I know of young "journalists" who tell me they have to re-write two or three press releases in a day, maybe doing a couple of phone calls to add in original quotes. It's like Dickensian factory labor. That's not journalism. It's cheap but it's not journalism. It is allowing groups with interests, groups who write the press releases and run the think tanks and the press conferences, to essentially control the flow of information. The studies I have seen on journalism in the UK, US and Canada all found that about 80 to 90 percent of news stories originate in public relations -- they came out of press conference or press release. That leaves 10 or 20 percent that are coming from the journalist going out there and finding a story -- and how many of those are challenging stories that help us to understand how to navigate he world?

IJNet: Imagine someone tells you that he/she is going to apply for a journalism school. What would you say? DC:I read a quote from Toby Young, the author of the book How to Lose Friends and Alienate People (about his time working for Vanity Fair magazine), and he said that anyone who goes into journalism at this point is either a moron or a romantic -- probably both. It's a funny quote, and hard to dispute.

If you are going into this profession it needs to be a vocation -- a mission -- it has to mean something to you personally, and you will have to work very hard to do the work that matters to you. I know it can be done, because others and I are doing it. But you should have no expectations that it will be easy or that you will find a nice staff job making a good living, at least not for a while. You should also be sure you are doing the work that is important to you, which is why the freelance option is a good one -- perhaps the only one, given how many staffers who are much older and more qualified are now unemployed. The model is changing but you can be the future. Try to live with your parents for as long as you can or marry rich (again, only partly joking).

The great journalists I know are making it on their own. They are going after the stories, often without assignments, often moving to difficult countries if they want to do foreign correspondence as I do, and then producing work people want and need. They aren't waiting for someone to send them.

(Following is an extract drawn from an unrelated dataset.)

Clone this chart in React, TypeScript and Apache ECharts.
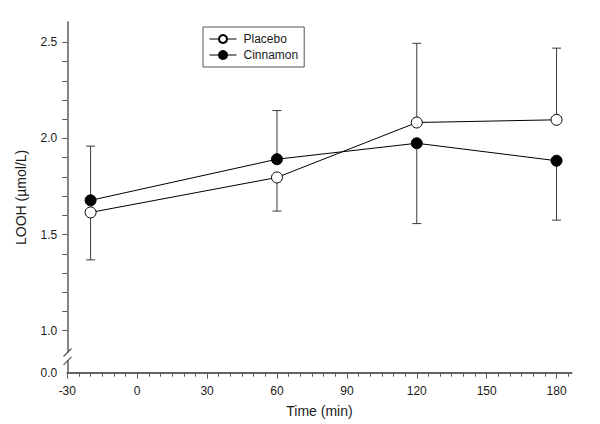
import React, { useEffect, useRef } from "react";
import * as echarts from "echarts";

const timePoints = [-20, 60, 120, 180];
const placeboMean = [1.615, 1.797, 2.083, 2.097];
const cinnamonMean = [1.678, 1.892, 1.975, 1.884];
const placeboBarEnd = [1.368, 1.622, 2.495, 2.47];
const cinnamonBarEnd = [1.96, 2.145, 1.557, 1.575];

const xTickLabels = [-30, 0, 30, 60, 90, 120, 150, 180];
const xMinorTicks = [-25, -20, -15, -10, -5, 5, 10, 15, 20, 25, 35, 40, 45, 50, 55, 65, 70, 75, 80, 85, 95, 100, 105, 110, 115, 125, 130, 135, 140, 145, 155, 160, 165, 170, 175, 185];
const yTickValues = [1.0, 1.1, 1.2, 1.3, 1.4, 1.5, 1.6, 1.7, 1.8, 1.9, 2.0, 2.1, 2.2, 2.3, 2.4, 2.5];
const Y_MIN = 0.781;
const Y_MAX = 2.606;
const yLabelValues = [Y_MIN, 1.0, 1.5, 2.0, 2.5];
const X_MIN = -30;
const X_MAX = 186.5;

const FONT = "Liberation Sans, Arial, sans-serif";
const AXIS_COLOR = "#5a5a5a";
const TEXT_COLOR = "#1a1a1a";
const ERR_COLOR = "#3a3a3a";

function errorSeries(name: string, means: number[], ends: number[]) {
  return {
    type: "custom",
    name,
    z: 1,
    silent: true,
    data: timePoints.map((t, i) => [t, means[i], ends[i]]),
    encode: { x: 0, y: [1, 2] },
    renderItem: (params: any, api: any) => {
      const p0 = api.coord([api.value(0), api.value(1)]);
      const p1 = api.coord([api.value(0), api.value(2)]);
      const hw = 4.5;
      return {
        type: "group",
        children: [
          {
            type: "line",
            shape: { x1: p0[0], y1: p0[1], x2: p1[0], y2: p1[1] },
            style: { stroke: ERR_COLOR, lineWidth: 1 },
          },
          {
            type: "line",
            shape: { x1: p1[0] - hw, y1: p1[1], x2: p1[0] + hw, y2: p1[1] },
            style: { stroke: ERR_COLOR, lineWidth: 1 },
          },
        ],
      };
    },
  };
}

export default function App() {
  const ref = useRef<HTMLDivElement>(null);
  useEffect(() => {
    if (!ref.current) return;
    const chart = echarts.init(ref.current, undefined, { renderer: "svg" });
    const option: any = {
      animation: false,
      backgroundColor: "#fff",
      textStyle: { fontFamily: FONT },
      grid: { left: 67.3, right: 28.3, top: 22, bottom: 51.3, outerBoundsMode: "none" },
      legend: {
        orient: "vertical",
        left: 203,
        top: 27,
        data: ["Placebo", "Cinnamon"],
        borderColor: "#555",
        borderWidth: 1,
        padding: [6, 6, 6, 6],
        itemGap: 4,
        itemWidth: 27,
        itemHeight: 10,
        lineStyle: { width: 1 },
        textStyle: { fontSize: 12, color: TEXT_COLOR, fontFamily: FONT, padding: [0, 0, 0, 2] },
      },
      xAxis: [
        {
          type: "value",
          min: X_MIN,
          max: X_MAX,
          position: "bottom",
          name: "Time (min)",
          nameLocation: "middle",
          nameGap: 31,
          nameTextStyle: { fontSize: 14, color: TEXT_COLOR, fontFamily: FONT },
          axisLine: { show: true, onZero: false, lineStyle: { color: AXIS_COLOR, width: 1.5 } },
          axisTick: { show: true, customValues: xTickLabels, length: 6, lineStyle: { color: AXIS_COLOR, width: 1 } },
          axisLabel: { customValues: xTickLabels, fontSize: 12, color: TEXT_COLOR, margin: 12, fontFamily: FONT },
          splitLine: { show: false },
        },
        {
          type: "value",
          min: X_MIN,
          max: X_MAX,
          position: "bottom",
          offset: 0,
          axisLine: { show: true, onZero: false, lineStyle: { color: AXIS_COLOR, width: 1.5 } },
          axisTick: { show: true, customValues: xMinorTicks, length: 4, lineStyle: { color: AXIS_COLOR, width: 1 } },
          axisLabel: { show: false },
          splitLine: { show: false },
        },
      ],
      yAxis: {
        type: "value",
        min: Y_MIN,
        max: Y_MAX,
        name: "LOOH (µmol/L)",
        nameLocation: "middle",
        nameGap: 39,
        nameTextStyle: { fontSize: 14, color: TEXT_COLOR, fontFamily: FONT },
        axisLine: { show: true, onZero: false, lineStyle: { color: AXIS_COLOR, width: 1.5 } },
        axisTick: { show: true, customValues: yTickValues, length: 5, lineStyle: { color: AXIS_COLOR, width: 1 } },
        axisLabel: {
          customValues: yLabelValues,
          fontSize: 12,
          color: TEXT_COLOR,
          margin: 10,
          fontFamily: FONT,
          formatter: (v: number) => (v < 0.9 ? "0.0" : v.toFixed(1)),
        },
        splitLine: { show: false },
      },
      graphic: [
        { type: "rect", z: 100, shape: { x: 63, y: 352.5, width: 9, height: 7.5 }, style: { fill: "#fff" } },
        { type: "line", z: 101, shape: { x1: 63.5, y1: 356.5, x2: 71.5, y2: 348.5 }, style: { stroke: AXIS_COLOR, lineWidth: 1.2 } },
        { type: "line", z: 101, shape: { x1: 63.5, y1: 364.8, x2: 71.5, y2: 356.8 }, style: { stroke: AXIS_COLOR, lineWidth: 1.2 } },
      ],
      series: [
        errorSeries("Placebo err", placeboMean, placeboBarEnd),
        errorSeries("Cinnamon err", cinnamonMean, cinnamonBarEnd),
        {
          type: "line",
          name: "Placebo",
          z: 3,
          data: timePoints.map((t, i) => [t, placeboMean[i]]),
          symbol: "circle",
          symbolSize: 11,
          lineStyle: { color: "#000", width: 1 },
          itemStyle: { color: "#fff", borderColor: "#000", borderWidth: 1 },
        },
        {
          type: "line",
          name: "Cinnamon",
          z: 4,
          data: timePoints.map((t, i) => [t, cinnamonMean[i]]),
          symbol: "circle",
          symbolSize: 11,
          lineStyle: { color: "#000", width: 1 },
          itemStyle: { color: "#000", borderColor: "#000", borderWidth: 1 },
        },
      ],
    };
    chart.setOption(option);
    return () => chart.dispose();
  }, []);
  return <div ref={ref} style={{ position: "fixed", left: 0, top: 0, width: 600, height: 424 }} />;
}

IJNet: Should they go to law or business school and forgo journalism? DC:I think business school is looking about as promising as journalism school right now. The future is very uncertain in most industries, but your expectations should be realistic and you should be prepared to make sacrifices. Unless your dad owns a media conglomerate, you won't walk into a $70K a year salary, and you may not have steady work for the first few years. Unless you are very productive and very lucky, you may have to have another job on the side in order to afford to do the work you want to do and spend the time it takes to do it well. But in my experience there is no other work that is more rewarding. It's the best life I can imagine.